The five-judge panel ruled the legal requirement for the 50-year-old to prove she was only liable for the lesser offence of manslaughter on a diminished responsibility basis did not derogate from her right to be presumed innocent under local laws.
“Proof of a relevant abnormality of mind is not an ingredient of the offence of murder,” the court said in a judgment penned by Chief Justice Andrew Cheung Kui-nung and judge Joseph Fok.
“The burden placed on a defendant to establish the defence of diminished responsibility only arises when the prosecution has satisfied the burden of proving beyond reasonable doubt that the defendant is otherwise guilty of murder.”
The court further held that the legal burden placed on the defence struck a fair balance between an individual’s right to be assumed innocent and the societal benefits of the restriction.

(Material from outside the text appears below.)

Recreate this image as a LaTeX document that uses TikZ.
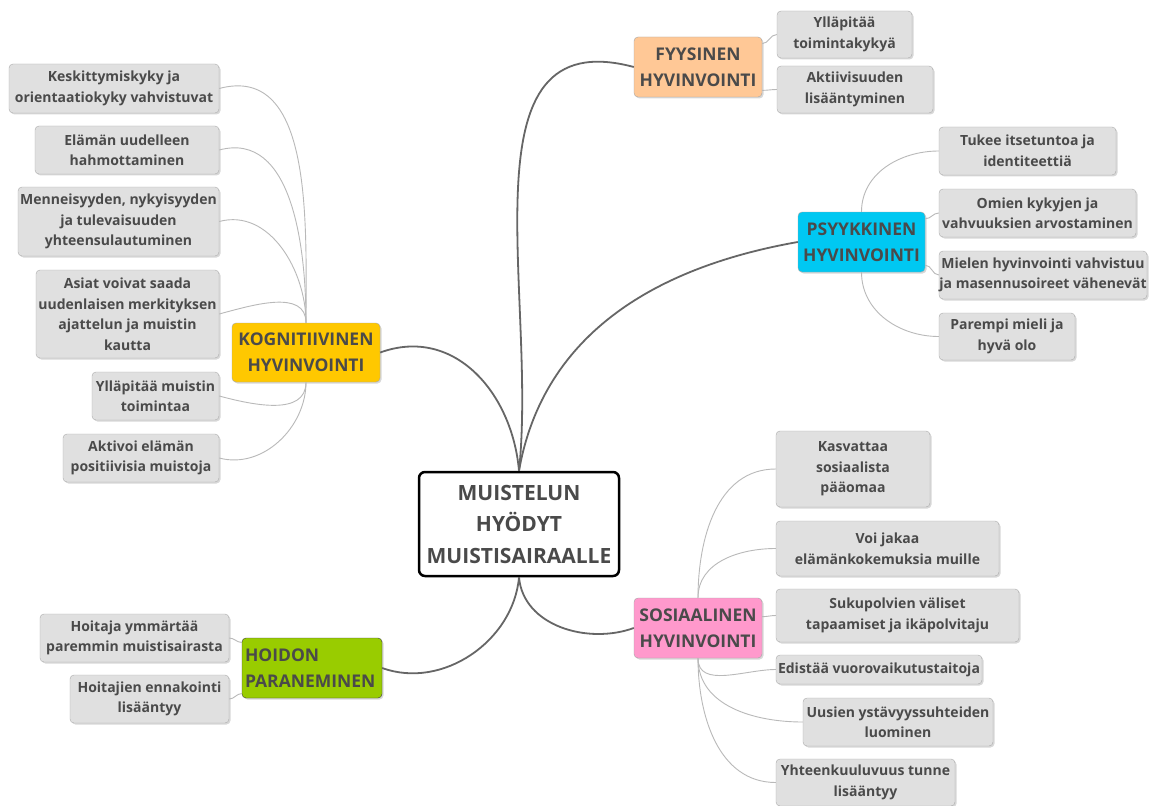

Fellow justices Roberto Ribeiro, Johnson Lam Man-hon and William Gummow, a non-permanent judge from Australia, endorsed the 28-page judgment.
Flanked by six prison officers in the dock, Tsim betrayed no emotions as the verdict was read out and her life sentence confirmed.
A seven-member High Court jury unanimously found Tsim guilty in 2021 of two counts of murder for killing her aunt Jim Siu-fan and uncle Chim Chun-ki with a .25 calibre pistol at Quarry Bay Park on June 26, 2018.
The former bodyguard was also convicted of two counts of shooting with intent for wounding her uncle Jim Chin-kui and aunt Jim Siu-wai in the same incident.
The lower court heard Tsim had held a grudge against her uncles and aunts over a dispute involving her mother’s placement at a home for the elderly until her death and a property left behind by her late grandmother.
The defence contended at the trial she was unable to make a sound judgment due to severe depression and methamphetamine use, an argument rejected by the jury.
The Court of Appeal first dismissed Tsim’s challenge in May last year after concluding her application had “no merit”.